● Set exercise
Transcribe the records below exactly as they appear, omitting any pictures.
##### Records for this exercise
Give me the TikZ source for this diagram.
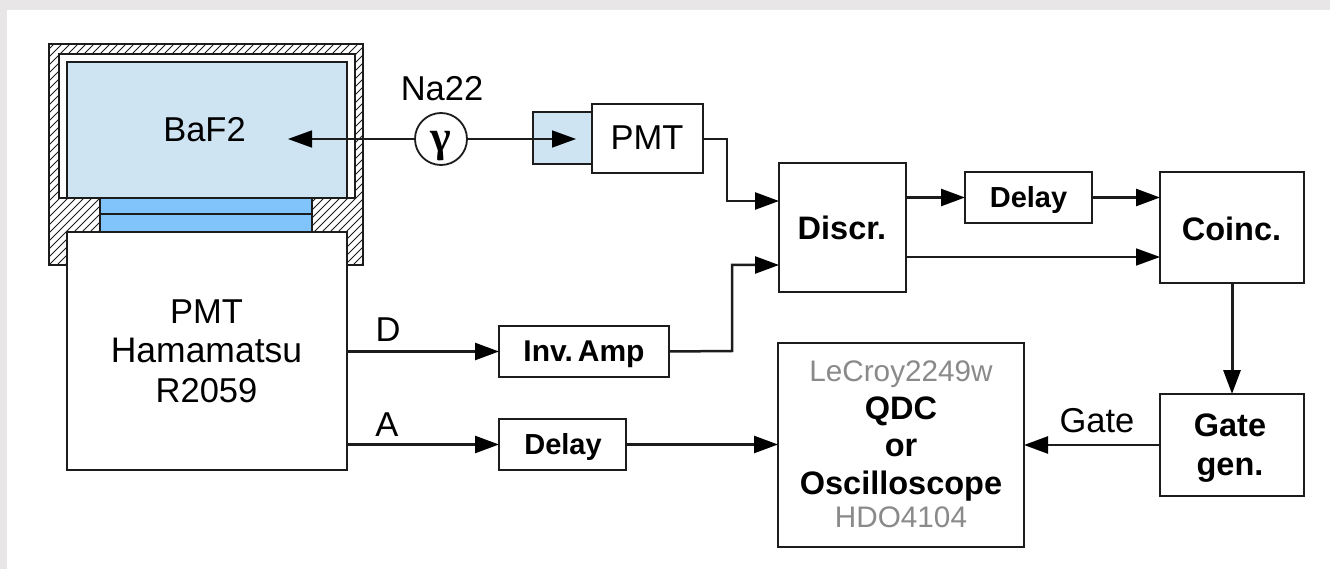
\documentclass[tikz,border=0pt]{standalone}
\usepackage{fontspec}
\setmainfont{Liberation Sans}
\newfontfamily\gamfont{Liberation Serif}
\usetikzlibrary{arrows.meta}
\definecolor{lineC}{HTML}{1C1C1C}
\definecolor{crystal}{HTML}{CEE4F3}
\definecolor{window}{HTML}{80C4FB}
\definecolor{edgeC}{HTML}{E8E6E6}
\definecolor{soft}{HTML}{8A8A8A}
\tikzset{
  wh/.style 2 args={minimum width=#1pt,minimum height=#2pt},
  box/.style={draw=lineC,line width=2.4pt,fill=white,inner sep=0pt,outer sep=0pt,anchor=north west,align=center,text=black},
  thinbox/.style={draw=lineC,line width=1.8pt,inner sep=0pt,outer sep=0pt,anchor=north west},
  conn/.style={draw=lineC,line width=2.5pt,-{Triangle[length=24pt,width=17pt,color=black]}},
  thinconn/.style={draw=lineC,line width=1.7pt,-{Triangle[length=24pt,width=17pt,color=black]}},
  lab/.style={inner sep=0pt,text=black,font=\fontsize{34.5}{38}\selectfont},
  blab/.style={inner sep=0pt,align=center,text=black,font=\fontsize{32.5}{39.5}\selectfont\bfseries},
  slab/.style={inner sep=0pt,text=black,font=\fontsize{29}{34}\selectfont\bfseries},
}
\begin{document}
\begin{tikzpicture}[x=1pt,y=-1pt]
\useasboundingbox (0,0) rectangle (1330,569);
\fill[edgeC] (0,0) rectangle (1330,569);
\fill[white] (7,10) rectangle (1330,569);
% housing with hatching
\begin{scope}
  \clip (49,44) rectangle (363,265);
  \foreach \k in {0,8,...,600}{
    \draw[lineC,line width=0.9pt] (49+\k-240,265+0) -- ++(240,-240);
  }
\end{scope}
\draw[lineC,line width=1.8pt] (49,44) rectangle (363,265);
\node[thinbox,fill=white,wh={296}{144}] (cavity) at (59,54) {};
\node[thinbox,fill=crystal,wh={280}{136}] (crystalbox) at (67,62) {};
\draw[lineC,line width=1.8pt] (cavity.south west) -- (cavity.south east);
\node[thinbox,fill=window,wh={212}{16}] (win1) at (100,198) {};
\node[thinbox,fill=window,wh={212}{18}] (win2) at (100,214) {};
\node[thinbox,fill=white,wh={280}{238},align=center,text=black] (pmtbig) at (67,232) {};
\node[lab,align=center] (pmttext) at (206.5,351) {PMT\\[1.5pt]{\fontsize{35.5}{38}\selectfont Hamamatsu}\\[1.5pt]R2059};
\node[lab] (baf) at (204.5,130) {BaF2};
% small detector
\node[thinbox,fill=crystal,wh={59}{52}] (smallcrystal) at (533,112) {};
\node[thinbox,fill=white,wh={111}{69}] (pmtsmall) at (592,104) {};
\node[lab] (pmtsmalltext) at (647,137.5) {PMT};
% source
\node[draw=lineC,line width=1.8pt,circle,minimum size=52pt,inner sep=0pt,outer sep=0pt,fill=white] (src) at (441,139) {};
\node[inner sep=0pt,font=\fontsize{44}{44}\selectfont\gamfont\bfseries] (gam) at (441,146) {γ};
\node[lab] (na) at (442,89) {Na22};
\coordinate (tipleft) at (288,139);
\coordinate (tipright) at (576,139);
\draw[thinconn] (src.west) -- (tipleft);
\draw[thinconn] (src.east) -- (tipright);
% blocks
\node[box,wh={127}{129}] (discr) at (779,163) {};
\node[blab] (discrtext) at (842,228) {Discr.};
\node[box,wh={127}{51}] (delayT) at (965,172) {};
\node[slab] (delayTtext) at (1028.5,200) {Delay};
\node[box,wh={144}{111}] (coinc) at (1160,172) {};
\node[blab] (coinctext) at (1231.5,228.5) {Coinc.};
\node[box,wh={170}{51}] (inv) at (499,326) {};
\node[slab,font=\fontsize{30}{34}\selectfont\bfseries] (invtext) at (584,354) {Inv.\,Amp};
\node[box,wh={127}{51}] (delayB) at (499,419) {};
\node[slab] (delayBtext) at (563,446.5) {Delay};
\node[box,wh={144}{102}] (gate) at (1160,394) {};
\node[blab] (gatetext) at (1230,448) {Gate\\gen.};
\node[box,wh={246}{204}] (qdc) at (778,343) {};
\node[inner sep=0pt,align=center,font=\fontsize{32.5}{37.5}\selectfont] (qdctext) at (901,444.5)
  {{\color{soft}\fontsize{29.7}{37.5}\selectfont LeCroy2249w}\\
   \textbf{QDC}\\\textbf{or}\\\textbf{Oscilloscope}\\[-4pt]
   {\color{soft}\fontsize{29.7}{37.5}\selectfont HDO4104}};
% connectors
\coordinate (a1) at (727,139);
\coordinate (a2) at (727,201);
\coordinate (b1) at (732,351);
\coordinate (b2) at (732,265);
\coordinate (c1) at (906,257);
\coordinate (v) at (1232,0);
\draw[conn] (pmtsmall.east|-a1) -- (a1) -- (a2) -- (a2-|discr.west);
\draw[conn] (inv.east) -- (b1) -- (b2) -- (b2-|discr.west);
\draw[conn] (discr.east|-delayT.west) -- (delayT.west);
\draw[conn] (delayT.east) -- (delayT.east-|coinc.west);
\draw[thinconn] (discr.east|-c1) -- (c1-|coinc.west);
\draw[conn,line width=3pt] (coinc.south-|v) -- (gate.north-|v);
\draw[conn] (gate.west) -- (gate.west-|qdc.east);
\draw[conn] (delayB.east) -- (delayB.east-|qdc.west);
\draw[conn] (pmtbig.east|-inv.west) -- (inv.west);
\draw[conn] (pmtbig.east|-delayB.west) -- (delayB.west);
\node[lab] (dlab) at (388,330) {D};
\node[lab] (alab) at (387,425) {A};
\node[lab] (glab) at (1097,421) {Gate};
\end{tikzpicture}
\end{document}
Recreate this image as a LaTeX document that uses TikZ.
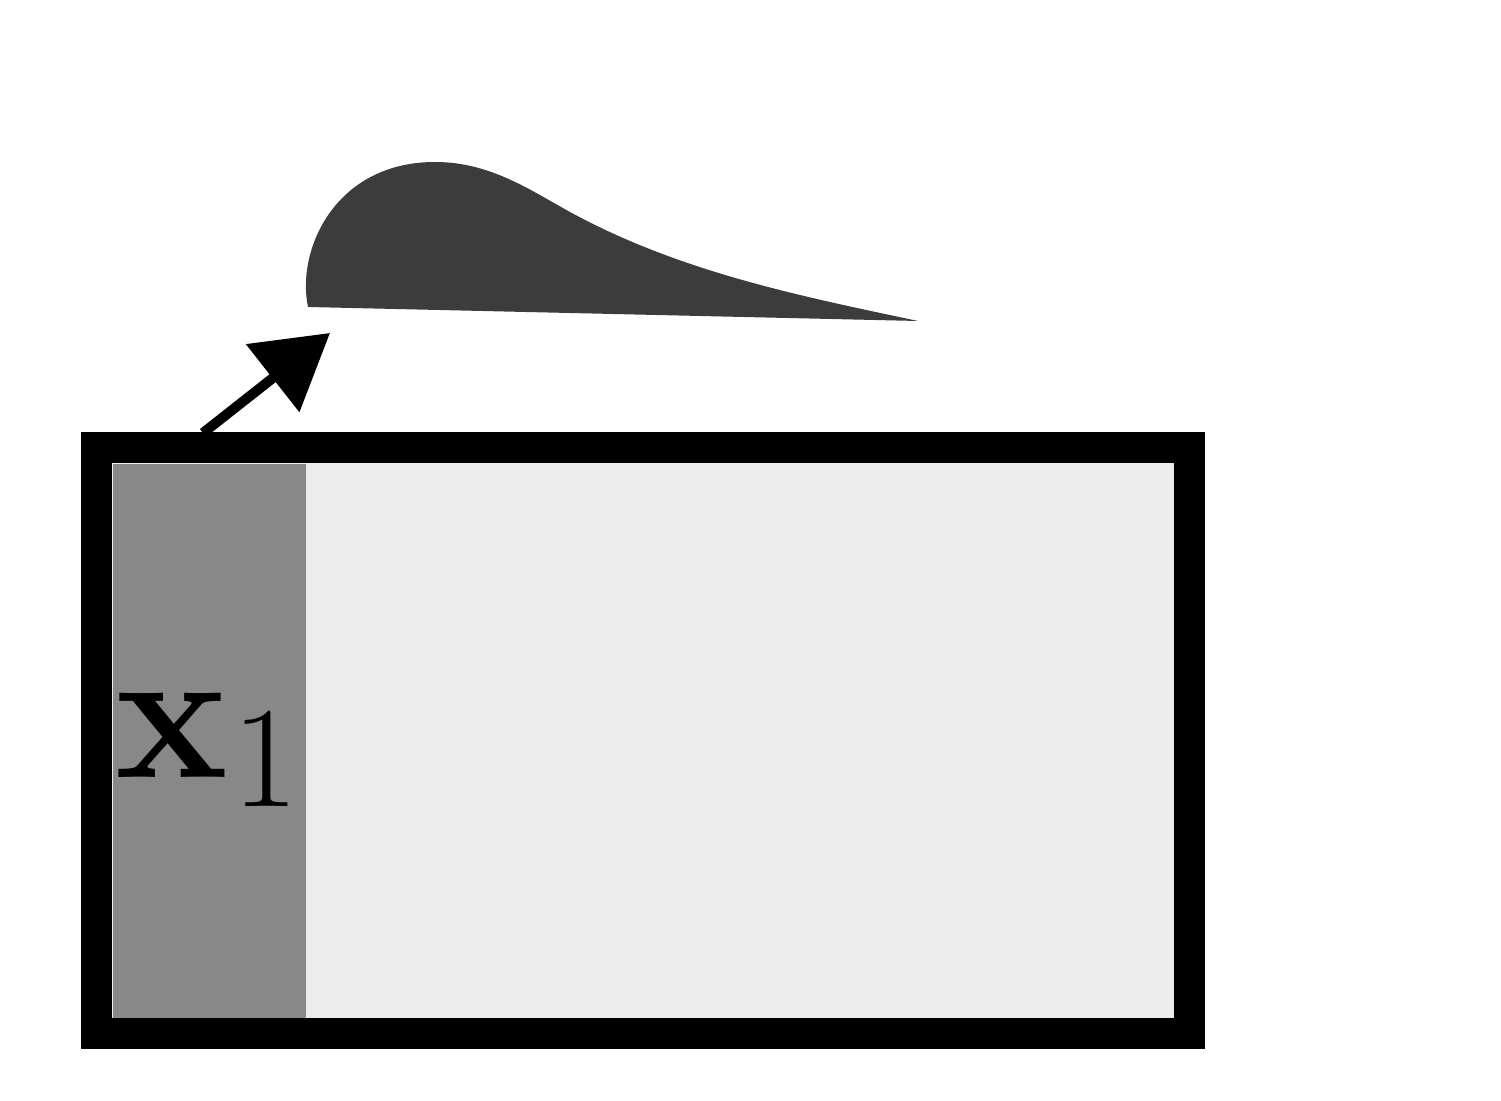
\documentclass[tikz,border=0pt]{standalone}
\usetikzlibrary{arrows.meta,positioning}
\definecolor{domfill}{HTML}{ECECEC}
\definecolor{stripfill}{HTML}{888888}
\definecolor{foilfill}{HTML}{3C3C3C}
\newcommand{\xone}{\textbf{x}\kern1pt\raisebox{-0.15em}{\fontsize{41}{44}\selectfont 1}}

\begin{document}
\begin{tikzpicture}[
  x=0.01cm, y=-0.01cm,
  font=\fontsize{54}{60}\selectfont,
  dombox/.style={draw, line width=0.31cm, fill=domfill, inner sep=0pt,
                 minimum width=10.92cm, minimum height=5.85cm},
  stripbox/.style={fill=stripfill, inner sep=0pt,
                minimum width=1.93cm, minimum height=5.54cm},
  arr/.style={-{Triangle[length=7.3mm, width=8.4mm]}, line width=0.1cm},
]
\useasboundingbox (0,0) rectangle (1501,1101);
\node[dombox] (dom) at (643,740.5) {};
\node[stripbox] (x1) at (209.5,741) {};
\node (lbl) at (207,750) {\xone};
% airfoil
\fill[foilfill] (308,307) .. controls (296,250) and (335,162) .. (435,162)
  .. controls (490,162) and (530,190) .. (570,212)
  .. controls (680,272) and (800,296) .. (918,321) -- cycle;
\coordinate (foot) at (203,433);
\coordinate (tip) at (330,333);
\draw[arr] (foot) -- (tip);
\end{tikzpicture}
\end{document}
##########
● Full solution
Give me the TikZ source for this diagram.
\documentclass[tikz,border=0pt]{standalone}
\usepackage{fontspec}
\setmainfont{Liberation Sans}
\newfontfamily\gamfont{Liberation Serif}
\usetikzlibrary{arrows.meta}
\definecolor{lineC}{HTML}{1C1C1C}
\definecolor{crystal}{HTML}{CEE4F3}
\definecolor{window}{HTML}{80C4FB}
\definecolor{edgeC}{HTML}{E8E6E6}
\definecolor{soft}{HTML}{8A8A8A}
\tikzset{
  wh/.style 2 args={minimum width=#1pt,minimum height=#2pt},
  box/.style={draw=lineC,line width=2.4pt,fill=white,inner sep=0pt,outer sep=0pt,anchor=north west,align=center,text=black},
  thinbox/.style={draw=lineC,line width=1.8pt,inner sep=0pt,outer sep=0pt,anchor=north west},
  conn/.style={draw=lineC,line width=2.5pt,-{Triangle[length=24pt,width=17pt,color=black]}},
  thinconn/.style={draw=lineC,line width=1.7pt,-{Triangle[length=24pt,width=17pt,color=black]}},
  lab/.style={inner sep=0pt,text=black,font=\fontsize{34.5}{38}\selectfont},
  blab/.style={inner sep=0pt,align=center,text=black,font=\fontsize{32.5}{39.5}\selectfont\bfseries},
  slab/.style={inner sep=0pt,text=black,font=\fontsize{29}{34}\selectfont\bfseries},
}
\begin{document}
\begin{tikzpicture}[x=1pt,y=-1pt]
\useasboundingbox (0,0) rectangle (1330,569);
\fill[edgeC] (0,0) rectangle (1330,569);
\fill[white] (7,10) rectangle (1330,569);
% housing with hatching
\begin{scope}
  \clip (49,44) rectangle (363,265);
  \foreach \k in {0,8,...,600}{
    \draw[lineC,line width=0.9pt] (49+\k-240,265+0) -- ++(240,-240);
  }
\end{scope}
\draw[lineC,line width=1.8pt] (49,44) rectangle (363,265);
\node[thinbox,fill=white,wh={296}{144}] (cavity) at (59,54) {};
\node[thinbox,fill=crystal,wh={280}{136}] (crystalbox) at (67,62) {};
\draw[lineC,line width=1.8pt] (cavity.south west) -- (cavity.south east);
\node[thinbox,fill=window,wh={212}{16}] (win1) at (100,198) {};
\node[thinbox,fill=window,wh={212}{18}] (win2) at (100,214) {};
\node[thinbox,fill=white,wh={280}{238},align=center,text=black] (pmtbig) at (67,232) {};
\node[lab,align=center] (pmttext) at (206.5,351) {PMT\\[1.5pt]{\fontsize{35.5}{38}\selectfont Hamamatsu}\\[1.5pt]R2059};
\node[lab] (baf) at (204.5,130) {BaF2};
% small detector
\node[thinbox,fill=crystal,wh={59}{52}] (smallcrystal) at (533,112) {};
\node[thinbox,fill=white,wh={111}{69}] (pmtsmall) at (592,104) {};
\node[lab] (pmtsmalltext) at (647,137.5) {PMT};
% source
\node[draw=lineC,line width=1.8pt,circle,minimum size=52pt,inner sep=0pt,outer sep=0pt,fill=white] (src) at (441,139) {};
\node[inner sep=0pt,font=\fontsize{44}{44}\selectfont\gamfont\bfseries] (gam) at (441,146) {γ};
\node[lab] (na) at (442,89) {Na22};
\coordinate (tipleft) at (288,139);
\coordinate (tipright) at (576,139);
\draw[thinconn] (src.west) -- (tipleft);
\draw[thinconn] (src.east) -- (tipright);
% blocks
\node[box,wh={127}{129}] (discr) at (779,163) {};
\node[blab] (discrtext) at (842,228) {Discr.};
\node[box,wh={127}{51}] (delayT) at (965,172) {};
\node[slab] (delayTtext) at (1028.5,200) {Delay};
\node[box,wh={144}{111}] (coinc) at (1160,172) {};
\node[blab] (coinctext) at (1231.5,228.5) {Coinc.};
\node[box,wh={170}{51}] (inv) at (499,326) {};
\node[slab,font=\fontsize{30}{34}\selectfont\bfseries] (invtext) at (584,354) {Inv.\,Amp};
\node[box,wh={127}{51}] (delayB) at (499,419) {};
\node[slab] (delayBtext) at (563,446.5) {Delay};
\node[box,wh={144}{102}] (gate) at (1160,394) {};
\node[blab] (gatetext) at (1230,448) {Gate\\gen.};
\node[box,wh={246}{204}] (qdc) at (778,343) {};
\node[inner sep=0pt,align=center,font=\fontsize{32.5}{37.5}\selectfont] (qdctext) at (901,444.5)
  {{\color{soft}\fontsize{29.7}{37.5}\selectfont LeCroy2249w}\\
   \textbf{QDC}\\\textbf{or}\\\textbf{Oscilloscope}\\[-4pt]
   {\color{soft}\fontsize{29.7}{37.5}\selectfont HDO4104}};
% connectors
\coordinate (a1) at (727,139);
\coordinate (a2) at (727,201);
\coordinate (b1) at (732,351);
\coordinate (b2) at (732,265);
\coordinate (c1) at (906,257);
\coordinate (v) at (1232,0);
\draw[conn] (pmtsmall.east|-a1) -- (a1) -- (a2) -- (a2-|discr.west);
\draw[conn] (inv.east) -- (b1) -- (b2) -- (b2-|discr.west);
\draw[conn] (discr.east|-delayT.west) -- (delayT.west);
\draw[conn] (delayT.east) -- (delayT.east-|coinc.west);
\draw[thinconn] (discr.east|-c1) -- (c1-|coinc.west);
\draw[conn,line width=3pt] (coinc.south-|v) -- (gate.north-|v);
\draw[conn] (gate.west) -- (gate.west-|qdc.east);
\draw[conn] (delayB.east) -- (delayB.east-|qdc.west);
\draw[conn] (pmtbig.east|-inv.west) -- (inv.west);
\draw[conn] (pmtbig.east|-delayB.west) -- (delayB.west);
\node[lab] (dlab) at (388,330) {D};
\node[lab] (alab) at (387,425) {A};
\node[lab] (glab) at (1097,421) {Gate};
\end{tikzpicture}
\end{document}
Recreate this image as a LaTeX document that uses TikZ.
\documentclass[tikz,border=0pt]{standalone}
\usetikzlibrary{arrows.meta,positioning}
\definecolor{domfill}{HTML}{ECECEC}
\definecolor{stripfill}{HTML}{888888}
\definecolor{foilfill}{HTML}{3C3C3C}
\newcommand{\xone}{\textbf{x}\kern1pt\raisebox{-0.15em}{\fontsize{41}{44}\selectfont 1}}

\begin{document}
\begin{tikzpicture}[
  x=0.01cm, y=-0.01cm,
  font=\fontsize{54}{60}\selectfont,
  dombox/.style={draw, line width=0.31cm, fill=domfill, inner sep=0pt,
                 minimum width=10.92cm, minimum height=5.85cm},
  stripbox/.style={fill=stripfill, inner sep=0pt,
                minimum width=1.93cm, minimum height=5.54cm},
  arr/.style={-{Triangle[length=7.3mm, width=8.4mm]}, line width=0.1cm},
]
\useasboundingbox (0,0) rectangle (1501,1101);
\node[dombox] (dom) at (643,740.5) {};
\node[stripbox] (x1) at (209.5,741) {};
\node (lbl) at (207,750) {\xone};
% airfoil
\fill[foilfill] (308,307) .. controls (296,250) and (335,162) .. (435,162)
  .. controls (490,162) and (530,190) .. (570,212)
  .. controls (680,272) and (800,296) .. (918,321) -- cycle;
\coordinate (foot) at (203,433);
\coordinate (tip) at (330,333);
\draw[arr] (foot) -- (tip);
\end{tikzpicture}
\end{document}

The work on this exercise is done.